Henry Moore and the Geometry of Fear: Robert Adams, Kenneth Armitage, Reg Butler, Lynn Chadwick, Geoffrey Clarke, Bernard Meadows, Henry Moore, Eduardo Paolozzi and William Turnbull

11 November 2002 - 1 January 2003

Major exhibition of Important sculpture and works on paper by Robert Adams, Kenneth Armitage, Reg Butler, Lynn Chadwick, Geoffrey Clarke, Bernard Meadows, Henry Moore, Eduardo Paolozzi and William Turnbull.


Exactly fifty years ago this year the British Pavilion at the Venice Biennale presented a major exhibition entitled New Aspects of British Sculpture. Outside the pavilion the visitor was greeted with major works by Henry Moore and Reg Butler and inside there was a dramatic installation of the leading young British sculptors of the day, including Robert Adams, Kenneth Armitage, Lynn Chadwick, Geoffrey Clarke, Bernard Meadows, Eduardo Paolozzi and William Turnbull.

In the catalogue for this exhibition Herbert Read wrote of the anxiety he associated with the contemporary world and of the `iconography of despair' created by these artists. In a reference to the figuration of these sculptors and the preference of many of them for welded iron, Read described their figures as `iron waifs' whose forms represented a `geometry of fear'.

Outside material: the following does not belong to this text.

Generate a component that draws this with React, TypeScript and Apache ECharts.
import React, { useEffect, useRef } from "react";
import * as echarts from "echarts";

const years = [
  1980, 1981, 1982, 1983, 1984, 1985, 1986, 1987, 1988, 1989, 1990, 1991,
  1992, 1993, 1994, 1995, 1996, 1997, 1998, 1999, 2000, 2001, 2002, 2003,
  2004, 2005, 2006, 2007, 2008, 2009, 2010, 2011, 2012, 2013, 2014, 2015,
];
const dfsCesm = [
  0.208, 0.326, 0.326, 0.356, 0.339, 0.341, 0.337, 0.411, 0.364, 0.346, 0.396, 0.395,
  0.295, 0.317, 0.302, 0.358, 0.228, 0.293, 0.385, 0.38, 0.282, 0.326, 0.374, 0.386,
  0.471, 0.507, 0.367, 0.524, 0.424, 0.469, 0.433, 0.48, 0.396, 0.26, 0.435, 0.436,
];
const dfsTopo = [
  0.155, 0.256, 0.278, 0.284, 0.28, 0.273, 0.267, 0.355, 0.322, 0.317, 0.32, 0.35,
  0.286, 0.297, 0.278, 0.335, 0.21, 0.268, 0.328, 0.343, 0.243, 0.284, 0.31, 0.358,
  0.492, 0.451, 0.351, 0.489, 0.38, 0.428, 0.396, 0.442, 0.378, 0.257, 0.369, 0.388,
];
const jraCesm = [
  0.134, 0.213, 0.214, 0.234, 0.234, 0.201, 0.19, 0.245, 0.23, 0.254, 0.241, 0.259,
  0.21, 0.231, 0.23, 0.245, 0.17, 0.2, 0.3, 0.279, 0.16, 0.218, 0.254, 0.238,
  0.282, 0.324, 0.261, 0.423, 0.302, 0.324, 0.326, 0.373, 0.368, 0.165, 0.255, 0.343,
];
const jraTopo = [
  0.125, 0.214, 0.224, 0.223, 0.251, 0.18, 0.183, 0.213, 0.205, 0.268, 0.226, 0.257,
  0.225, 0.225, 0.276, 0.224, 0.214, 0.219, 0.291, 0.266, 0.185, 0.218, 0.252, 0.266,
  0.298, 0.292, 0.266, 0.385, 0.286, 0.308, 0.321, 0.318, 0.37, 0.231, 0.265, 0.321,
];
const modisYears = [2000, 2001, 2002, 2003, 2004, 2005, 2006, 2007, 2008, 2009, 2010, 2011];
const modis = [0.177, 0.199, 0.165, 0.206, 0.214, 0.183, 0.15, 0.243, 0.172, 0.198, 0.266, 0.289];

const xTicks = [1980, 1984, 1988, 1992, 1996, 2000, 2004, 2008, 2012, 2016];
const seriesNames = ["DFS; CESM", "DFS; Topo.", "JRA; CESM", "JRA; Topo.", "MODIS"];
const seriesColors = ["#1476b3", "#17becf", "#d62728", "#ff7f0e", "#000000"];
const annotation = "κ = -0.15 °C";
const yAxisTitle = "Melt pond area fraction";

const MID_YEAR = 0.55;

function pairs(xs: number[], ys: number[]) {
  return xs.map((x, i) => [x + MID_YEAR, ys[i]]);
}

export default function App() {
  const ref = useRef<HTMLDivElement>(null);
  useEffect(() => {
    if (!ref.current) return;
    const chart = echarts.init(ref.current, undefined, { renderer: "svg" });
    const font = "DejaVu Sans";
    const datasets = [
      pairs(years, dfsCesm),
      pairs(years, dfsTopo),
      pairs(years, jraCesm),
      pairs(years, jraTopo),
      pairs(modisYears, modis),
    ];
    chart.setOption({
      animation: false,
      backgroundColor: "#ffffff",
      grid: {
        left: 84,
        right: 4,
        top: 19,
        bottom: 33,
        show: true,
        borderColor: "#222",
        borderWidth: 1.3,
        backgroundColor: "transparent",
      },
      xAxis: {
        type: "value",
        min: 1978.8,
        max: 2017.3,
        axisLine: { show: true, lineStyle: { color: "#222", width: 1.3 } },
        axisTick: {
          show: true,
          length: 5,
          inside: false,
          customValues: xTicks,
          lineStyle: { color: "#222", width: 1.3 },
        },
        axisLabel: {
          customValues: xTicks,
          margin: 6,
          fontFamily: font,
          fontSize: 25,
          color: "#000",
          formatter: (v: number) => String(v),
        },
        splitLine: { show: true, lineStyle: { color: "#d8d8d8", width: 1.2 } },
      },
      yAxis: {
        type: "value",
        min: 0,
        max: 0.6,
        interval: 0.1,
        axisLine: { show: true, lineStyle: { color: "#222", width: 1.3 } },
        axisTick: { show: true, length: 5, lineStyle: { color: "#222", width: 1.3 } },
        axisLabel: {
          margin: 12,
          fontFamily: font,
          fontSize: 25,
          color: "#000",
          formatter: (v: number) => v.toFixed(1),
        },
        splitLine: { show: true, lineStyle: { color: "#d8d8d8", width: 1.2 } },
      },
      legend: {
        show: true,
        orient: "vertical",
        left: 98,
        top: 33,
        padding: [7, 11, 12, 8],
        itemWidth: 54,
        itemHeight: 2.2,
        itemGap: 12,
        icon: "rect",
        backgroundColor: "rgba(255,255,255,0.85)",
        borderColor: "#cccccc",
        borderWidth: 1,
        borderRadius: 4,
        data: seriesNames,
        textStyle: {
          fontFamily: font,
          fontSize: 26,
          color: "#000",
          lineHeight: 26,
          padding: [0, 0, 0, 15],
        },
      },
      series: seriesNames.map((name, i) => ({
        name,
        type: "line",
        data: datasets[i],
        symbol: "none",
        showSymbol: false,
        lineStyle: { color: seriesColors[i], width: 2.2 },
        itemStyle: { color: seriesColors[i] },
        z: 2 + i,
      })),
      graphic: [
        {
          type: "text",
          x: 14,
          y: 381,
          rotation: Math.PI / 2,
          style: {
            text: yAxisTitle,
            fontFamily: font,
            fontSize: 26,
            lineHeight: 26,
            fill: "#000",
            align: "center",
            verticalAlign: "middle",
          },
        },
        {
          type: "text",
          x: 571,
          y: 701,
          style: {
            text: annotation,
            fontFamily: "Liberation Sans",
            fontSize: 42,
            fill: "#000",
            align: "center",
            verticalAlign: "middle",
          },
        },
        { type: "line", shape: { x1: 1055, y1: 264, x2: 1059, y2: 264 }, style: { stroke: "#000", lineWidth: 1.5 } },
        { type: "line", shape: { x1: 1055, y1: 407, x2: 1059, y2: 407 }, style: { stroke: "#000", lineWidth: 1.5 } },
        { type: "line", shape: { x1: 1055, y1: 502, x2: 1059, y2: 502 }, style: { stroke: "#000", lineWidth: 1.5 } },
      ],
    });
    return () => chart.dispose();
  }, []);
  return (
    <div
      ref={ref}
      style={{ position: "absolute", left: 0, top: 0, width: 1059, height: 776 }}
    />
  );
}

In celebration of this major event in the history of British sculpture, James Hyman Gallery is delighted to present an exhibition of work by these seminal artists.

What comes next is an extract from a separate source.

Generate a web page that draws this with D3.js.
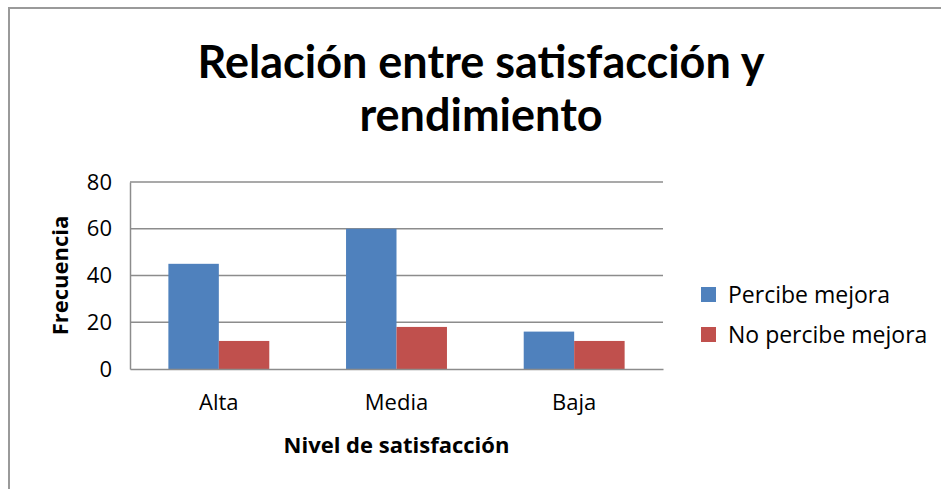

At the heart of the show is one of the most important `geometry of fear' sculptures, Geoffrey Clarke's unique welded iron figure entitled Complexities of Man (1951), which was one of the major works at the Venice Biennale in 1952.

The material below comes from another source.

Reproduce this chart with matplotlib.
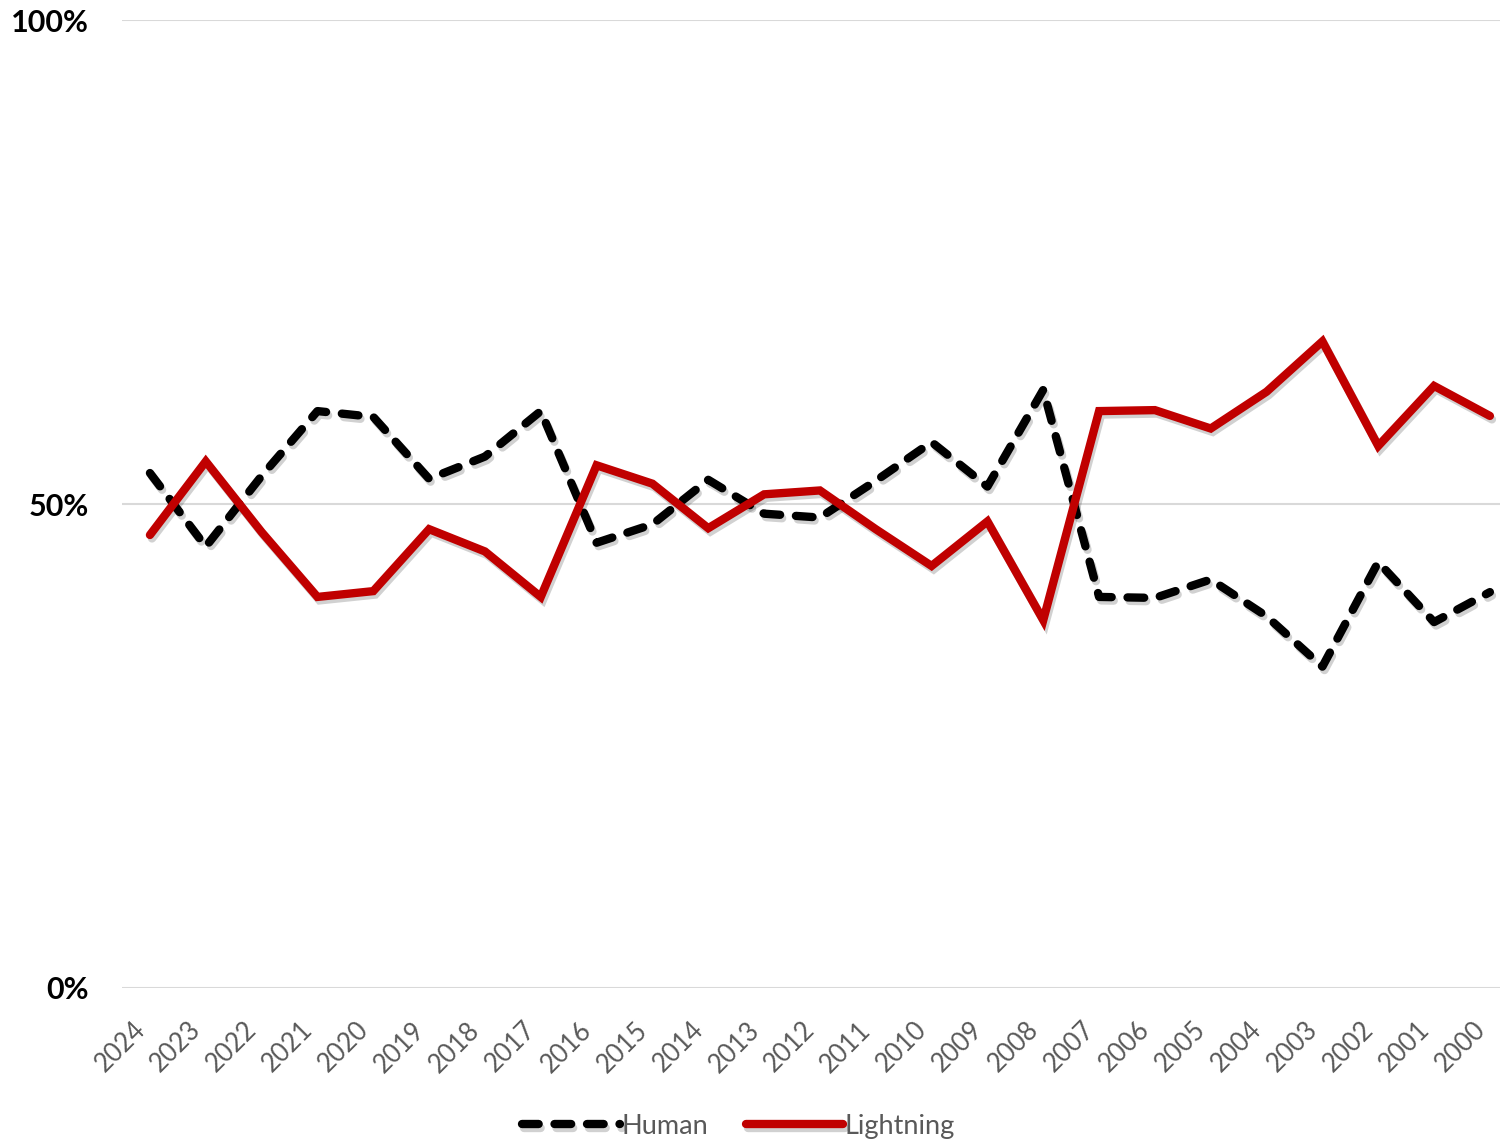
import matplotlib.pyplot as plt
import matplotlib.patheffects as pe

# Share of fires by cause, years shown newest to oldest
years = ['2024', '2023', '2022', '2021', '2020', '2019', '2018', '2017', '2016',
         '2015', '2014', '2013', '2012', '2011', '2010', '2009', '2008', '2007',
         '2006', '2005', '2004', '2003', '2002', '2001', '2000']
human = [53.2, 45.6, 52.9, 59.6, 59.0, 52.6, 54.9, 59.6, 46.0, 47.9, 52.5, 49.0,
         48.6, 52.4, 56.4, 51.8, 61.8, 40.4, 40.3, 42.2, 38.4, 33.2, 44.0, 37.8, 40.9]
lightning = [46.8, 54.4, 47.1, 40.4, 41.0, 47.4, 45.1, 40.4, 54.0, 52.1, 47.5, 51.0,
             51.4, 47.4, 43.6, 48.2, 38.0, 59.6, 59.7, 57.8, 61.6, 66.8, 56.0, 62.2, 59.1]

plt.rcParams['font.family'] = ['Lato', 'DejaVu Sans']

fig = plt.figure(figsize=(15.01, 11.39), dpi=100)
ax = fig.add_axes([0.0813, 0.1326, 0.918, 0.8498])

x = list(range(len(years)))
shadow = [pe.SimpleLineShadow(offset=(1.5, -2.5), alpha=0.18, shadow_color='black'),
          pe.Normal()]

ax.plot(x, human, color='black', lw=6, linestyle=(0, (2.0, 1.9)),
        dash_capstyle='round', solid_joinstyle='round', label='Human',
        path_effects=shadow, zorder=3)
ax.plot(x, lightning, color='#c00000', lw=6, solid_capstyle='round',
        solid_joinstyle='miter', label='Lightning', path_effects=shadow, zorder=4)

ax.set_ylim(0, 100)
ax.set_xlim(-0.5, 24.18)
ax.set_yticks([0, 50, 100])
ax.set_yticklabels(['0%', '50%', '100%'], fontsize=22, fontweight='bold', color='black')
ax.set_xticks(x)
ax.set_xticklabels(years, rotation=45, ha='right', va='top',
                   fontsize=18.5, color='#595959')
ax.tick_params(axis='both', length=0)
ax.tick_params(axis='y', pad=24)
ax.tick_params(axis='x', pad=21)
ax.grid(axis='y', color='#d9d9d9', lw=1.5)
ax.set_axisbelow(True)
for s in ax.spines.values():
    s.set_visible(False)

fig.legend(loc='lower center', bbox_to_anchor=(0.492, -0.021), ncol=2, frameon=False,
           fontsize=19.5, labelcolor='#595959', handlelength=3.6, handletextpad=0.05,
           columnspacing=1.4)

fig.savefig('out.png', dpi=100)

Henry Moore and the Geometry of Fear gives prominence to this art historically important moment, including works shown in Venice and related pieces from this period by these leading Modern british Artists. It presents major bronzes by Moore, Paolozzi's powerful Forms on a Rod (1948-49), sculptures in wood by Adams and characteristic early sculptures by Butler, Chadwick and Armitage.

The exhibition also includes a selection of major works on paper, including drawings, watercolours and collages.

The exhibition is accompanied by the first major book on the Geometry of Fear, with essays by Margaret Garlake and James Hyman.